After the Russian invasion of Ukraine, Syrians faced a reduction in both the quantity and quality of Western aid, as the same Western donors are now focused on supporting more than 7 million Ukrainian refugees and those remaining in Ukraine. Ukraine represents the first line of defense for Western countries, hence their focus on supporting the displaced Ukrainians and those remaining in the country to strengthen their resolve.
As the West is one of the parties in the ongoing conflict, such as the war on Gaza, the truth and the people are the first victims of wars. The extent of the humanitarian disaster in the Gaza Strip has come to light. The Western countries, prioritizing the inhabitants of the occupying state, face economic damages caused by the war, and more than 70,000 people displaced from settlements near the Lebanese border, require Western assistance. Western donors are also expected to support civilians remaining in the devastated Gaza Strip or those who might be displaced to Sinai or elsewhere.
All these burdens fall on the Western donor, who will inevitably find themselves compelled to significantly reduce the allocations previously made to Syrians. These allocations were already insufficient and plagued by local administrative corruption. Syrians should expect a sharp decline in the quantity and quality of these aids.
The political role governing the flow of these aids cannot be overlooked. The UN aid file for Syria, regulated by Security Council Resolutions 2585 and 2672, began in 2014. Syrians anxiously await the expiration of these resolutions and the ensuing negotiation marathon for their extension and modification, primarily involving the United States and Russia. These are often passed after Russia gains benefits in Syria or other unresolved issues, to avoid a Russian veto. In the summer of 2021, the extension of the UN resolution required a summit between Presidents Biden and Putin in Geneva.
With the Russian-American rupture after the Russian invasion of Ukraine and the absence of understanding between them, the resolution began to breathe its last until the Russian veto put an end to it last summer. Despite this, Western donors have continued to challenge the Russians and keep sending aid under various pretexts.
It must be taken into account that these aids will gradually decrease, and it’s essential to start an early Syrian recovery without waiting for the donors. This is manifested in supporting Syrian civil society organizations operating in the region and funding them through donations from Syrian businessmen. These organizations, or any other entity, should take charge of the early recovery phase, facilitated by local authorities and independent of them.
Rationalizing support for the population and ensuring it reaches the weakest segments should be the action plan for the next stage, to encourage productive work and gradually reduce dependence on support.
Individual initiatives, supported by local authorities, to encourage investment in the liberated north and create job opportunities in small, micro, and medium projects, and securing the physical, legal, and security infrastructure, are urgently needed and could be the motto for the next stage.
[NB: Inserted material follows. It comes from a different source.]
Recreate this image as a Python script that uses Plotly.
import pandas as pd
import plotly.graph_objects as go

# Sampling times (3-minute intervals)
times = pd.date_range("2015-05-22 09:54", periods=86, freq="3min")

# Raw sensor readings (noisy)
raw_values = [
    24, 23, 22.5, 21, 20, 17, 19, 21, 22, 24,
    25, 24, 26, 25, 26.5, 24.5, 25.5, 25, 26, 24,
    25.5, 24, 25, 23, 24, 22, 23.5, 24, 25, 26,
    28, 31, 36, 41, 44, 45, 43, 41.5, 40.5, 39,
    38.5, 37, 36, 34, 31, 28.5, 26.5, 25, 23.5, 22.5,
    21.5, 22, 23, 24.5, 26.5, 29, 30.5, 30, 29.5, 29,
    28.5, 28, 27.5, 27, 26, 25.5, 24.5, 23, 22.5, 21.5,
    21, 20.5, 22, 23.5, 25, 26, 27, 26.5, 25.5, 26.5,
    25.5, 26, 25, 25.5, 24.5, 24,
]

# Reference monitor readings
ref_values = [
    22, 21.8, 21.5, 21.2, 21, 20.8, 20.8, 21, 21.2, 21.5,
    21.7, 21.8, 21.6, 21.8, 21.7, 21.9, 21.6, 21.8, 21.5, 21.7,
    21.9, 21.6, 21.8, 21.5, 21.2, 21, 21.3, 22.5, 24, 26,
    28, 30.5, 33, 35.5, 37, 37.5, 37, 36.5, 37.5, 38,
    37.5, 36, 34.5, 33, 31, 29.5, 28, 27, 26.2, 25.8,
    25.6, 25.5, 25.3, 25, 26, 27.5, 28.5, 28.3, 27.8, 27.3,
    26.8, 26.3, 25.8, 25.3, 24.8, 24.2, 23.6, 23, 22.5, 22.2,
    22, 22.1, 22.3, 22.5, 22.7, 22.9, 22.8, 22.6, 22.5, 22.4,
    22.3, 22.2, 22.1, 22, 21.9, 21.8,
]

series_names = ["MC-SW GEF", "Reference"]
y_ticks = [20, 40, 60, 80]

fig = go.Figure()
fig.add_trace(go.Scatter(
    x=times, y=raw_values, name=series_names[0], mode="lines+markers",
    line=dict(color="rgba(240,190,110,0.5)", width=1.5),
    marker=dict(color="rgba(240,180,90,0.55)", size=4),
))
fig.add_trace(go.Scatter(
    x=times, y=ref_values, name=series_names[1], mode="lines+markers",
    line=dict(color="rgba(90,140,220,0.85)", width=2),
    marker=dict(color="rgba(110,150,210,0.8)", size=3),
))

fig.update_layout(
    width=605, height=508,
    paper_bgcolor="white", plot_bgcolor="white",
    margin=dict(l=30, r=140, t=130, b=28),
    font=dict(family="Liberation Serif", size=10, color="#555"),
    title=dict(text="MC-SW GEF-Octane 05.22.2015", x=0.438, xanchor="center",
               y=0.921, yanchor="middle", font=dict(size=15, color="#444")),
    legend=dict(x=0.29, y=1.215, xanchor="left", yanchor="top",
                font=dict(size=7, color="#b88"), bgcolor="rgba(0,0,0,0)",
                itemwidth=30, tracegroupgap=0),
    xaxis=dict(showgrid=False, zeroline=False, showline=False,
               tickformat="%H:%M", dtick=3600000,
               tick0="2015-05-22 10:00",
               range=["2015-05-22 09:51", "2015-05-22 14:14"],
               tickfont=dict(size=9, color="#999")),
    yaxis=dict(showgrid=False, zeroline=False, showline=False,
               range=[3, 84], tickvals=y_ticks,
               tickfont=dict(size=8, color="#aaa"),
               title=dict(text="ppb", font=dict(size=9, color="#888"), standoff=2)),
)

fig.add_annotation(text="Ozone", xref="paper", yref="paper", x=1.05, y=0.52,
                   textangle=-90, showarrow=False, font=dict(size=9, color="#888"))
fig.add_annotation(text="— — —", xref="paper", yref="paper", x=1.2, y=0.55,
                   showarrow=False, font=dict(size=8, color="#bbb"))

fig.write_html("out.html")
Especially since the Euphrates Shield area is exempted from the American Caesar Act sanctions, creating an environment conducive to attracting local, Turkish, and Arab capital.
All these measures aim to improve the living conditions of the residents who bet on the revolution’s victory to build a new, free Syria, awaiting their great salvation and return to their homes from which they were forced to flee due to the regime’s violence. Those who wish to stay in the north can do so, as Syria belongs to everyone and the Syrian people are one.